══ EXERCISE INPUTS ══
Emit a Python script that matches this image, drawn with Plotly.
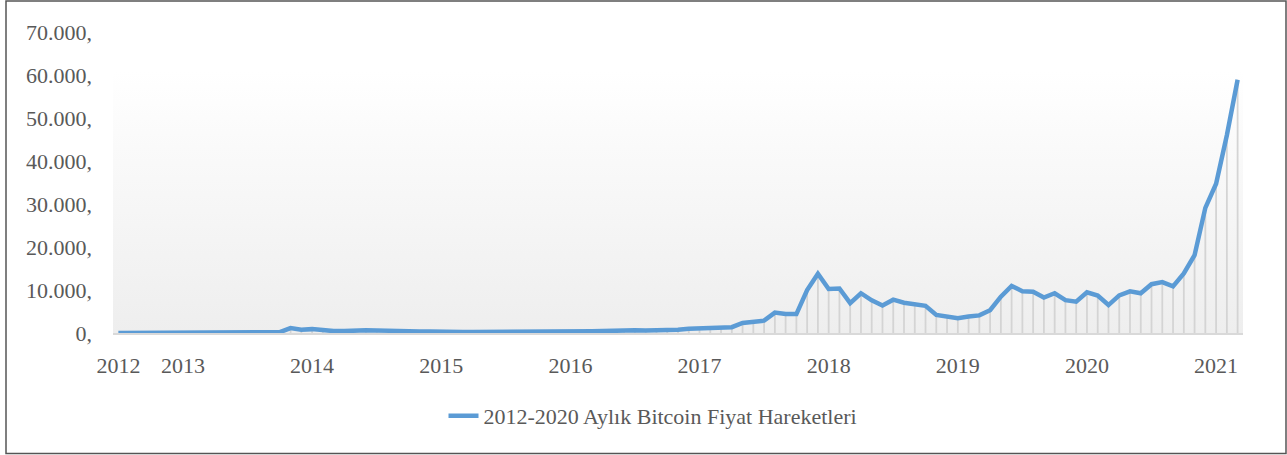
import pandas as pd
import plotly.graph_objects as go

# ---- data -------------------------------------------------------------
months = [d.strftime("%Y-%m") for d in pd.date_range("2012-07-01", "2021-03-01", freq="MS")]

prices = [
    # 2012 (Jul-Dec)
    9.4, 10.2, 12.4, 11.2, 12.6, 13.5,
    # 2013
    20.4, 33.4, 93, 139, 129, 97, 106, 135, 133, 198, 1130, 770,
    # 2014
    900, 560, 450, 445, 630, 640, 590, 480, 390, 340, 375, 320,
    # 2015
    220, 255, 245, 236, 230, 263, 285, 230, 236, 314, 377, 430,
    # 2016
    370, 437, 416, 448, 531, 673, 624, 573, 608, 700, 742, 1000,
    # 2017
    1050, 1190, 1080, 1350, 2350, 2520, 2880, 4750, 4400, 4400, 10000, 13800,
    # 2018
    10250, 10350, 6950, 9250, 7600, 6400, 7750, 7050, 6650, 6330, 4200, 3740,
    # 2019
    3450, 3830, 4100, 5300, 8450, 10950, 9700, 9600, 8250, 9250, 7650, 7300,
    # 2020
    9450, 8700, 6500, 8750, 9700, 9250, 11350, 11850, 10850, 13850, 18100, 29100,
    # 2021 (Jan-Mar)
    34700, 46000, 58900,
]

series_name = "2012-2020 Aylık Bitcoin Fiyat Hareketleri"

tick_months = ["2012-07", "2013-01", "2014-01", "2015-01", "2016-01",
               "2017-01", "2018-01", "2019-01", "2020-01", "2021-01"]
tick_labels = ["2012", "2013", "2014", "2015", "2016",
               "2017", "2018", "2019", "2020", "2021"]

y_tick_values = [0, 10000, 20000, 30000, 40000, 50000, 60000, 70000]
y_tick_labels = ["0,", "10.000,", "20.000,", "30.000,", "40.000,",
                 "50.000,", "60.000,", "70.000,"]

# ---- styling ----------------------------------------------------------
FONT = "Liberation Serif"
FONT_SIZE = 22
TEXT_COLOR = "#595959"
LINE_COLOR = "#5b9bd5"
DROP_COLOR = "#d4d4d4"
BG_TOP = 61000  # height of the gradient panel (style)

x_idx = list(range(len(months)))
tickvals = [months.index(m) for m in tick_months]

fig = go.Figure()

# gradient panel behind the data
fig.add_trace(go.Scatter(
    x=[x_idx[0] - 0.5, x_idx[-1] + 0.5, x_idx[-1] + 0.5, x_idx[0] - 0.5],
    y=[0, 0, BG_TOP, BG_TOP],
    fill="toself", mode="none",
    fillgradient=dict(type="vertical",
                      colorscale=[[0, "#eeeeee"], [1, "#ffffff"]]),
    hoverinfo="skip", showlegend=False,
))

# drop lines from each point down to the axis
fig.add_trace(go.Scatter(
    x=x_idx, y=prices, mode="markers",
    marker=dict(size=1, color="rgba(0,0,0,0)"),
    error_y=dict(type="data", symmetric=False,
                 array=[0] * len(prices), arrayminus=prices,
                 color=DROP_COLOR, thickness=1.8, width=0),
    hoverinfo="skip", showlegend=False,
))

# price line
fig.add_trace(go.Scatter(
    x=x_idx, y=prices, mode="lines", name=series_name,
    line=dict(color=LINE_COLOR, width=4.5),
    customdata=months, hovertemplate="%{customdata}: %{y}<extra></extra>",
))

W, H = 1287, 455
L, R, T, B = 113, 44, 32, 122
pw, ph = W - L - R, H - T - B


def px_x(p):
    return (p - L) / pw


def px_y(p):
    return (H - B - p) / ph


fig.update_layout(
    width=W, height=H,
    margin=dict(l=L, r=R, t=T, b=B),
    paper_bgcolor="white", plot_bgcolor="rgba(0,0,0,0)",
    font=dict(family=FONT, size=FONT_SIZE, color=TEXT_COLOR),
    showlegend=True,
    legend=dict(orientation="h", x=px_x(653), xanchor="center",
                y=px_y(416), yanchor="middle",
                font=dict(family=FONT, size=FONT_SIZE, color=TEXT_COLOR),
                bgcolor="rgba(0,0,0,0)"),
    xaxis=dict(range=[x_idx[0] - 0.5, x_idx[-1] + 0.5],
               tickmode="array", tickvals=tickvals, ticktext=tick_labels,
               showgrid=False, zeroline=False, ticks="",
               showline=True, linecolor="#d9d9d9", linewidth=1.5,
               ticklabelstandoff=12),
    yaxis=dict(range=[0, 70000],
               tickmode="array", tickvals=y_tick_values, ticktext=y_tick_labels,
               showgrid=False, zeroline=False, ticks="", showline=False,
               ticklabelstandoff=20),
    shapes=[dict(type="rect", xref="paper", yref="paper",
                 x0=px_x(6), x1=px_x(1286), y0=px_y(453.5), y1=px_y(1),
                 line=dict(color="#555555", width=1.5), layer="above")],
)

fig.write_html("out.html")
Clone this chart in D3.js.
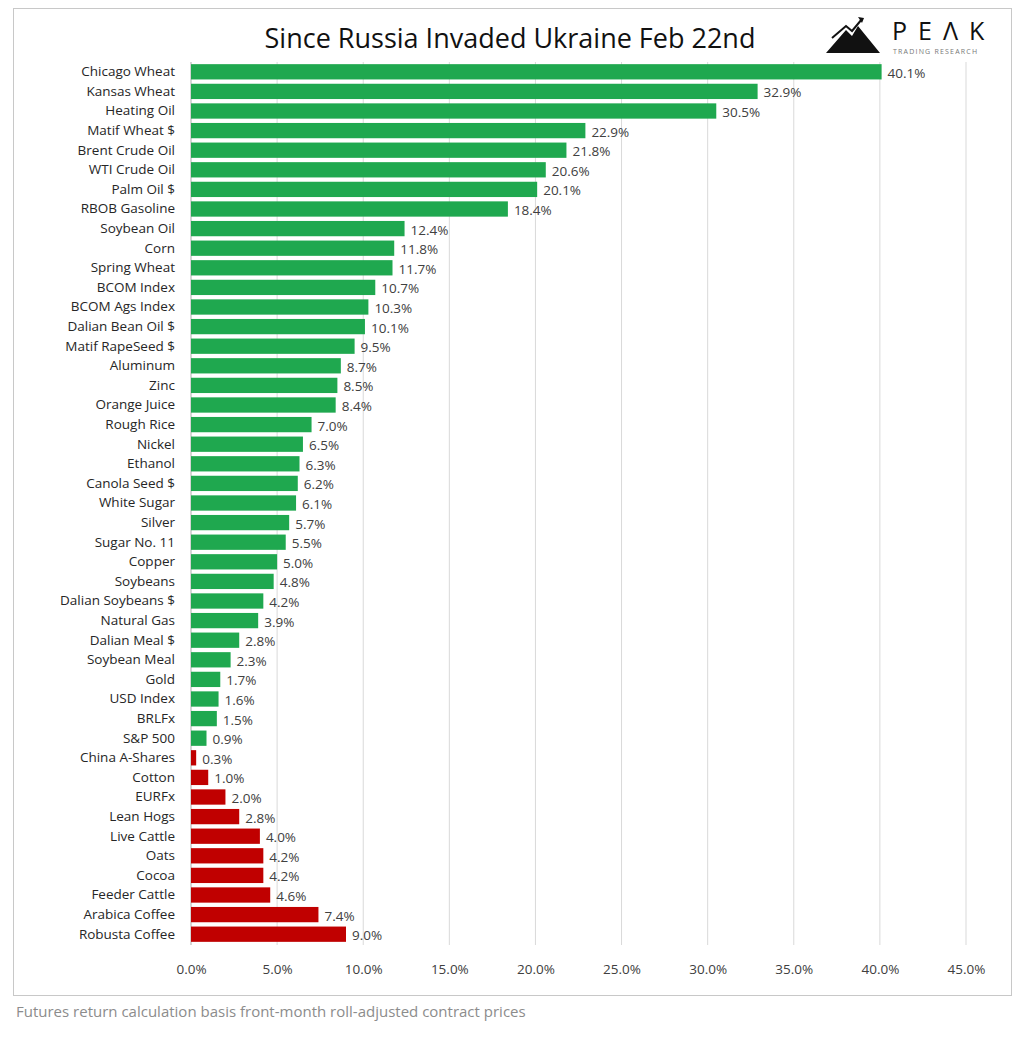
<!DOCTYPE html>
<html><head><meta charset="utf-8">
<script src="https://cdn.jsdelivr.net/npm/d3@7"></script>
<style>body{margin:0;background:#fff}</style></head>
<body><svg id="c" width="1024" height="1041"></svg>
<script>
const categories=["Chicago Wheat","Kansas Wheat","Heating Oil","Matif Wheat $","Brent Crude Oil","WTI Crude Oil","Palm Oil $","RBOB Gasoline","Soybean Oil","Corn","Spring Wheat","BCOM Index","BCOM Ags Index","Dalian Bean Oil $","Matif RapeSeed $","Aluminum","Zinc","Orange Juice","Rough Rice","Nickel","Ethanol","Canola Seed $","White Sugar","Silver","Sugar No. 11","Copper","Soybeans","Dalian Soybeans $","Natural Gas","Dalian Meal $","Soybean Meal","Gold","USD Index","BRLFx","S&P 500","China A-Shares","Cotton","EURFx","Lean Hogs","Live Cattle","Oats","Cocoa","Feeder Cattle","Arabica Coffee","Robusta Coffee"];
const values=[40.1,32.9,30.5,22.9,21.8,20.6,20.1,18.4,12.4,11.8,11.7,10.7,10.3,10.1,9.5,8.7,8.5,8.4,7.0,6.5,6.3,6.2,6.1,5.7,5.5,5.0,4.8,4.2,3.9,2.8,2.3,1.7,1.6,1.5,0.9,0.3,1.0,2.0,2.8,4.0,4.2,4.2,4.6,7.4,9.0];
const negative=[0,0,0,0,0,0,0,0,0,0,0,0,0,0,0,0,0,0,0,0,0,0,0,0,0,0,0,0,0,0,0,0,0,0,0,1,1,1,1,1,1,1,1,1,1];
const ticks=[0,5,10,15,20,25,30,35,40,45];
const svg=d3.select("#c");
const F="'Open Sans', sans-serif";
svg.append("rect").attr("x",13.5).attr("y",8.5).attr("width",998).attr("height",987).attr("fill","#fff").attr("stroke","#c8c8c8");
const x=d3.scaleLinear().domain([0,45]).range([191,966]);
const y=d3.scaleBand().domain(categories).range([62,944]).paddingInner(0.22).paddingOuter(0.11);
ticks.forEach(t=>{svg.append("line").attr("x1",x(t)).attr("x2",x(t)).attr("y1",62).attr("y2",945).attr("stroke","#d9d9d9");});
const xa=svg.append("g").attr("transform","translate(0,945)").call(d3.axisBottom(x).tickValues(ticks).tickFormat(d=>d.toFixed(1)+"%").tickSize(0).tickPadding(19));
xa.select(".domain").remove();
xa.selectAll("text").attr("font-family",F).attr("font-size",13.5).attr("fill","#404040");
const ya=svg.append("g").attr("transform","translate(183,0)").call(d3.axisLeft(y).tickSize(0).tickPadding(8));
ya.select(".domain").remove();
ya.selectAll("text").attr("font-family",F).attr("font-size",13.5).attr("fill","#262626");
svg.append("line").attr("x1",191).attr("x2",191).attr("y1",62).attr("y2",945).attr("stroke","#bfbfbf");
categories.forEach((c,i)=>{
 svg.append("rect").attr("x",x(0)).attr("y",y(c)).attr("width",x(values[i])-x(0)).attr("height",y.bandwidth()).attr("fill",negative[i]?"#c00000":"#1fa84f");
 svg.append("text").attr("x",x(values[i])+6).attr("y",y(c)+y.bandwidth()/2+6).attr("font-family",F).attr("font-size",13.5).attr("fill","#404040").text(values[i].toFixed(1)+"%");
});
svg.append("text").attr("x",510).attr("y",48).attr("text-anchor","middle").attr("font-family",F).attr("font-size",27).attr("fill","#111").text("Since Russia Invaded Ukraine Feb 22nd");
// logo
const g=svg.append("g");
g.append("path").attr("d","M826,53 L846,30 L852,36 L858,26 L880,53 Z").attr("fill","#111");
g.append("path").attr("d","M832,38 L846,26 L852,31 L862,19").attr("fill","none").attr("stroke","#111").attr("stroke-width",2);
g.append("path").attr("d","M858,17 L864,18 L862,23 Z").attr("fill","#111");
g.append("text").attr("x",892).attr("y",40).attr("font-family","'Open Sans',sans-serif").attr("font-size",25).attr("letter-spacing",11).attr("fill","#111").text("PEΛK");
g.append("text").attr("x",893).attr("y",54).attr("font-family","'Open Sans',sans-serif").attr("font-size",7).attr("letter-spacing",1.2).attr("fill","#777").text("TRADING RESEARCH");
svg.append("text").attr("x",16).attr("y",1017).attr("font-family",F).attr("font-size",15).attr("fill","#8c8c8c").text("Futures return calculation basis front-month roll-adjusted contract prices");
</script></body></html>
═══
● STATED GOAL
Exactly reproduce the run of lines from the start of the listing through the line with "import plotly.graph_objects as go", inclusive; pictures are not copied.

● TASK RESULT
Emit a Python script that matches this image, drawn with Plotly.
import pandas as pd
import plotly.graph_objects as go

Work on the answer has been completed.